Figure scripts |

■ ■ ■ ■ ■ ■ ■

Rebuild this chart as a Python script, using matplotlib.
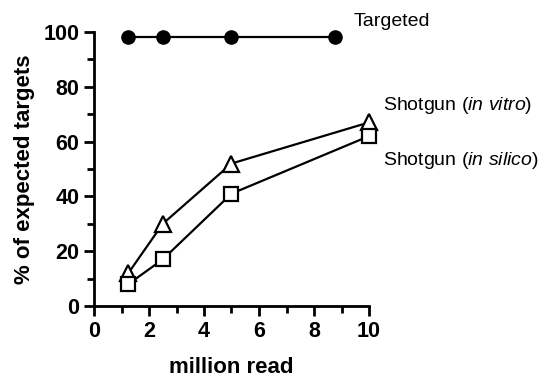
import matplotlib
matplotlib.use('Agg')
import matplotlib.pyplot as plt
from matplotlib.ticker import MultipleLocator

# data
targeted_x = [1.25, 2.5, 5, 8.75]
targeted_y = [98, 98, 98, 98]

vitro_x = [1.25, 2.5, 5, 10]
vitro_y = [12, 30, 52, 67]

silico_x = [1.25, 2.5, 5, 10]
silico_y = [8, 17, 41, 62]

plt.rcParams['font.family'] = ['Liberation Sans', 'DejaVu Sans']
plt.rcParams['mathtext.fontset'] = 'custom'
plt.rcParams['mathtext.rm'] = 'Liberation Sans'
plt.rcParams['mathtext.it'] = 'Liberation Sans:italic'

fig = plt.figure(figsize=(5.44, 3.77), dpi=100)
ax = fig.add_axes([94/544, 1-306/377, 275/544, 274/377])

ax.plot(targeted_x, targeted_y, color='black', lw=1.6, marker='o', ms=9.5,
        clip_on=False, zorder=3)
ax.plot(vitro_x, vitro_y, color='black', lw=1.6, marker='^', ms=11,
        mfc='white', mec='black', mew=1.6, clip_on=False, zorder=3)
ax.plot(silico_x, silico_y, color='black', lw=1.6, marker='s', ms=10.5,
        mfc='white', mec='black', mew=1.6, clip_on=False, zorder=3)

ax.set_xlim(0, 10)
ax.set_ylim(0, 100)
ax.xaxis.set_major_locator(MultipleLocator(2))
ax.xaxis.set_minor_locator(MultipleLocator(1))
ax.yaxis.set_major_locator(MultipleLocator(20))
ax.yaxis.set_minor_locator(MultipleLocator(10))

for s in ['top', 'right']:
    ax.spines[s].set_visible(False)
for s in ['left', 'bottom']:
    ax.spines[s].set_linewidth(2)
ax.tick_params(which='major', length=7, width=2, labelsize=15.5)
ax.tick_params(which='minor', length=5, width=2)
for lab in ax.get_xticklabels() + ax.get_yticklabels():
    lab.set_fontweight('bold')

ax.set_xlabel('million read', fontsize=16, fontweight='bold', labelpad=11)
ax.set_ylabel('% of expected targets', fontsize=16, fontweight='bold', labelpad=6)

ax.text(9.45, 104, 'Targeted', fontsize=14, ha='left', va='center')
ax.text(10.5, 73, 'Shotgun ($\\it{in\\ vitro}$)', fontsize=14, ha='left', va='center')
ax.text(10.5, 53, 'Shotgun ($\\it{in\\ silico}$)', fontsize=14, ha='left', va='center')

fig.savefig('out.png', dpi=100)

■ ■ ■ ■ ■ ■ ■

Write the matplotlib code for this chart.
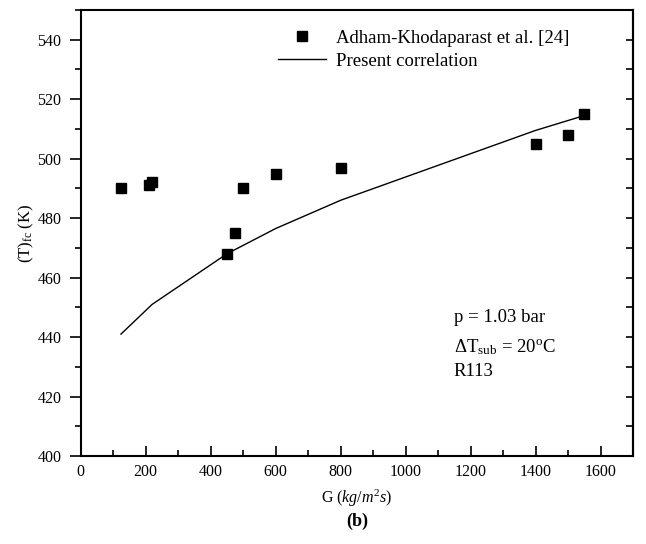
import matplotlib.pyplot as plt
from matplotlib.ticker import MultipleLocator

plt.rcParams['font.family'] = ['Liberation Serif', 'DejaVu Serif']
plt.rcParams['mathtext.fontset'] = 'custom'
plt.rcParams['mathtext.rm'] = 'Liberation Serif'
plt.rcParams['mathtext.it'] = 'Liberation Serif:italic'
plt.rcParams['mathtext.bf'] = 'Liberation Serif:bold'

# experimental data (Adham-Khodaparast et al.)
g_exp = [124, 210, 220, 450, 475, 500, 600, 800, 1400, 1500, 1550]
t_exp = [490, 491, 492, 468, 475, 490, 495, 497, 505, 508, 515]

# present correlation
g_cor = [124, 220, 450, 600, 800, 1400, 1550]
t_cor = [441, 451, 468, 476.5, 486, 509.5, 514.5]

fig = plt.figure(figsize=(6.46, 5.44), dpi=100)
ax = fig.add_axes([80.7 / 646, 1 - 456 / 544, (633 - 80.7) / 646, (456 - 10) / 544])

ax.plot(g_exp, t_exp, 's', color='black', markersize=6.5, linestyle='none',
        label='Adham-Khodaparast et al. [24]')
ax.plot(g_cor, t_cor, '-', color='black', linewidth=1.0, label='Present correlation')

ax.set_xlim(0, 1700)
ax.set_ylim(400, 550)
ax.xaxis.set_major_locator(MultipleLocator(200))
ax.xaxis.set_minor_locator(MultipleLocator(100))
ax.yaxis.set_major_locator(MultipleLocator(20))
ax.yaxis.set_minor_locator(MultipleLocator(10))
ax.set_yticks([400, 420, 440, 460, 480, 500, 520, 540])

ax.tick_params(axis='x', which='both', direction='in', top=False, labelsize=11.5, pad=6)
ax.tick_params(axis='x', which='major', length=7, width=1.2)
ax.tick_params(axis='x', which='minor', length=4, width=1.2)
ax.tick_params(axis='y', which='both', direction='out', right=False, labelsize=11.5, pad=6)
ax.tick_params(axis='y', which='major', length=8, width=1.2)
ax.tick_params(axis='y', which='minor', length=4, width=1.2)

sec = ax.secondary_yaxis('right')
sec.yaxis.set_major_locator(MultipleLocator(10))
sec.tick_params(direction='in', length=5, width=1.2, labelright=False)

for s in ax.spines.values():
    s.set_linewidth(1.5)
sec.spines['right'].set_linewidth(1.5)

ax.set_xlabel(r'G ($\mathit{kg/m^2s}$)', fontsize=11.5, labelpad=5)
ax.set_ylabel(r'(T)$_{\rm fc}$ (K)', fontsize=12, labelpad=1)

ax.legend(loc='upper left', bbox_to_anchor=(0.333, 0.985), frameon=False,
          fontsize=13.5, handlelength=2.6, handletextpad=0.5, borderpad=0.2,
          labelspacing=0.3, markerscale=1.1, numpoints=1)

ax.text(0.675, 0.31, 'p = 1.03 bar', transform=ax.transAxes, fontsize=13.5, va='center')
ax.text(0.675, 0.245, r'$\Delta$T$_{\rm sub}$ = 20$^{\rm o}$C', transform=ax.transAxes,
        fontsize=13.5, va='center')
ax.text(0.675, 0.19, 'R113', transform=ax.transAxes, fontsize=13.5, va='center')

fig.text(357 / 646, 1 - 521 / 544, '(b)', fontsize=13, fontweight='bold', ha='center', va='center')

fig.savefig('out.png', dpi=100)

■ ■ ■ ■ ■ ■ ■

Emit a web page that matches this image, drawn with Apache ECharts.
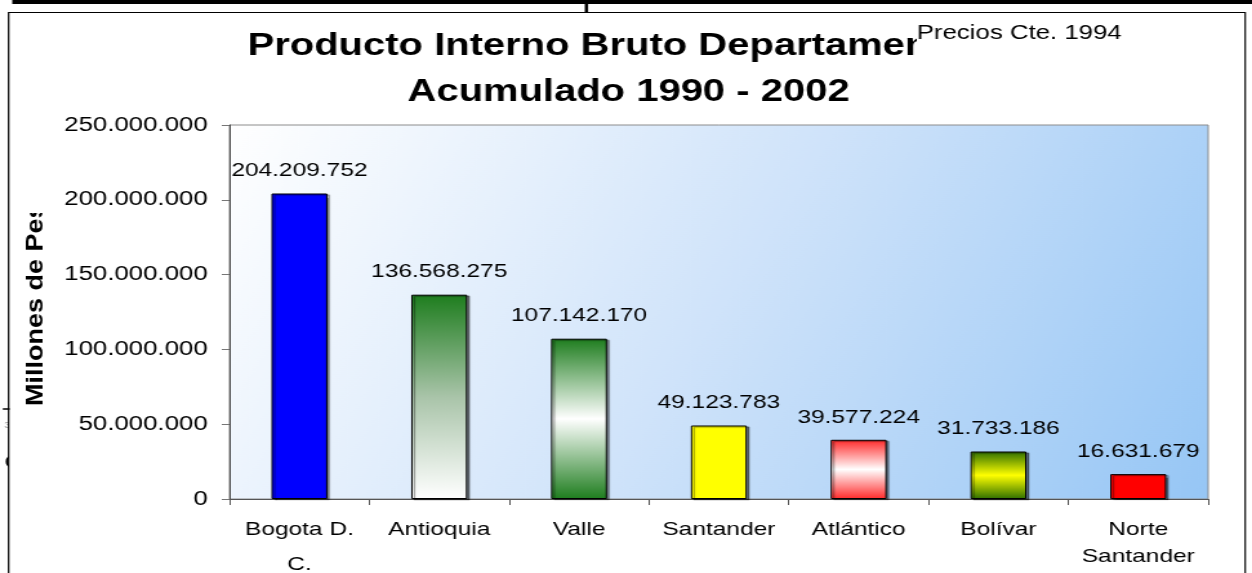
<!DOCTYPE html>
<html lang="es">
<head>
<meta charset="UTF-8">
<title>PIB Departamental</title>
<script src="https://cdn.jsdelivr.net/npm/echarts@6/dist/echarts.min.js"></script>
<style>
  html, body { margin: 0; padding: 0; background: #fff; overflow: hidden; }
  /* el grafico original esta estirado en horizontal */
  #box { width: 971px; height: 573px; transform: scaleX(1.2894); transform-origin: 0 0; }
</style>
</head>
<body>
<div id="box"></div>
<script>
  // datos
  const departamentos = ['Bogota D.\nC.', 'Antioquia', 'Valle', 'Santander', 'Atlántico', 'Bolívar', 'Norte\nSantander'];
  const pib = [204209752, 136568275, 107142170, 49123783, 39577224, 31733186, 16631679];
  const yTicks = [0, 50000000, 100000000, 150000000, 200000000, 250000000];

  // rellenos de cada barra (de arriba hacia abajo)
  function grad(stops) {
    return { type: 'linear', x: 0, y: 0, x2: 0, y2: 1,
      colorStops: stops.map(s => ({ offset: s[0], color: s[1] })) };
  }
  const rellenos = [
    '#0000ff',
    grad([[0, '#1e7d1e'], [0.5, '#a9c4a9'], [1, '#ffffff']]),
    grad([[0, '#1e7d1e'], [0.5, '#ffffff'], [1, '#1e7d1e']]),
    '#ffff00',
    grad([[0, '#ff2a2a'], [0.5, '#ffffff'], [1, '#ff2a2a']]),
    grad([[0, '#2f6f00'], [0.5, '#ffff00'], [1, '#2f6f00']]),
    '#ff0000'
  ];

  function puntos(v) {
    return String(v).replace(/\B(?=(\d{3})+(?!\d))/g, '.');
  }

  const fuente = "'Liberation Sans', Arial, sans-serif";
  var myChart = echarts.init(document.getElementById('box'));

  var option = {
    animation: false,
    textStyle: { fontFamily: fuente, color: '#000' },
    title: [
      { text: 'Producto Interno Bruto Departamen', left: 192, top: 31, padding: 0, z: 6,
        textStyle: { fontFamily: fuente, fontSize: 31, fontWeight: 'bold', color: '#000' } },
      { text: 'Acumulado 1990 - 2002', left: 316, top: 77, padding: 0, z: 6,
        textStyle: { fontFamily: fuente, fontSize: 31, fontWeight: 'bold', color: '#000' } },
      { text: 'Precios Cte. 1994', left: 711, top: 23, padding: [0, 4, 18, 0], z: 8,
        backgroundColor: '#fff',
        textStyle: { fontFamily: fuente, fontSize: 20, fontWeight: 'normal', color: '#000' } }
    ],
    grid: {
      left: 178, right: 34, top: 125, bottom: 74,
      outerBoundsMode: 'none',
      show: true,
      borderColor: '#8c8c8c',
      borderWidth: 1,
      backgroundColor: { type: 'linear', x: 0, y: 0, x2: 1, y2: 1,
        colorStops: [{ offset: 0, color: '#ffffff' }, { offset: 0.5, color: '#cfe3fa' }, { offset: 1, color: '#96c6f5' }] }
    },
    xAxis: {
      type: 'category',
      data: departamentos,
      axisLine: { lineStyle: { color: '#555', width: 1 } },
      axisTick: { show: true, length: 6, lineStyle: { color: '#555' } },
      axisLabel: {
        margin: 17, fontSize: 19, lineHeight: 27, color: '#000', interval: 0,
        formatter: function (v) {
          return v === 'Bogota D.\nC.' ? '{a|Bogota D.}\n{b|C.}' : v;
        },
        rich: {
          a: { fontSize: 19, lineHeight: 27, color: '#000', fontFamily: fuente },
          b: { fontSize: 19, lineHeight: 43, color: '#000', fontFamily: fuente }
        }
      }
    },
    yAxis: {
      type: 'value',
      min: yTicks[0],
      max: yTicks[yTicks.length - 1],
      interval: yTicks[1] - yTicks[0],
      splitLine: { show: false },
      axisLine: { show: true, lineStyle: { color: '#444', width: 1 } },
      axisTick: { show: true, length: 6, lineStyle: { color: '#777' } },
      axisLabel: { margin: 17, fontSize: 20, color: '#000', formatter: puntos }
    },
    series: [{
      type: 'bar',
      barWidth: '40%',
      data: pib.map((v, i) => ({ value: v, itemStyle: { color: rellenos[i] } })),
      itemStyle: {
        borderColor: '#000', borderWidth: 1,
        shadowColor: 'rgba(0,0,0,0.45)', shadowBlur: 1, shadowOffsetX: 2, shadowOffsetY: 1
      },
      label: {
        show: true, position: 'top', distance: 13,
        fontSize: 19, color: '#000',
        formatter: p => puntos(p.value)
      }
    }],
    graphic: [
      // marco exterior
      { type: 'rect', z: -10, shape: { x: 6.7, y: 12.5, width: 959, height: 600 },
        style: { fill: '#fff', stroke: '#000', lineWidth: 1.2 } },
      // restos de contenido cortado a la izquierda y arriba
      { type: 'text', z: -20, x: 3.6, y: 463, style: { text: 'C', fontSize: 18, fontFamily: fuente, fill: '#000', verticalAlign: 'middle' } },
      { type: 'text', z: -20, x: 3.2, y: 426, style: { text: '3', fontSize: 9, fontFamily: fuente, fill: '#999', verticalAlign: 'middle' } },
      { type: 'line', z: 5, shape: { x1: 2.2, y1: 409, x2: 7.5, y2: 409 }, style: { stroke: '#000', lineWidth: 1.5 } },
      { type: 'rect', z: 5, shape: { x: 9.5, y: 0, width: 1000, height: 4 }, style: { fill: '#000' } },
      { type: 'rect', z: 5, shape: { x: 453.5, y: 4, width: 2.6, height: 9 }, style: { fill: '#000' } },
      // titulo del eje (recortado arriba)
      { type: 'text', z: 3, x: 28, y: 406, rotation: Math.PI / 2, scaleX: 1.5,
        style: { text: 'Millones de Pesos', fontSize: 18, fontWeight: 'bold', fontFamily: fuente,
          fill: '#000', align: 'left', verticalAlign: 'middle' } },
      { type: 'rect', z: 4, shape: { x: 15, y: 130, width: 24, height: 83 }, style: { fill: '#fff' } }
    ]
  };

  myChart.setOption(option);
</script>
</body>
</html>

■ ■ ■ ■ ■ ■ ■

Given problem |
Without any pictures, set down the lines from the one holding "Rebuild this chart" through the one holding "ax = fig.add_axes([94/544, 1-306/377, 275/544, 274/377])".

Answer for this exercise |
Rebuild this chart as a Python script, using matplotlib.
import matplotlib
matplotlib.use('Agg')
import matplotlib.pyplot as plt
from matplotlib.ticker import MultipleLocator

# data
targeted_x = [1.25, 2.5, 5, 8.75]
targeted_y = [98, 98, 98, 98]

vitro_x = [1.25, 2.5, 5, 10]
vitro_y = [12, 30, 52, 67]

silico_x = [1.25, 2.5, 5, 10]
silico_y = [8, 17, 41, 62]

plt.rcParams['font.family'] = ['Liberation Sans', 'DejaVu Sans']
plt.rcParams['mathtext.fontset'] = 'custom'
plt.rcParams['mathtext.rm'] = 'Liberation Sans'
plt.rcParams['mathtext.it'] = 'Liberation Sans:italic'

fig = plt.figure(figsize=(5.44, 3.77), dpi=100)
ax = fig.add_axes([94/544, 1-306/377, 275/544, 274/377])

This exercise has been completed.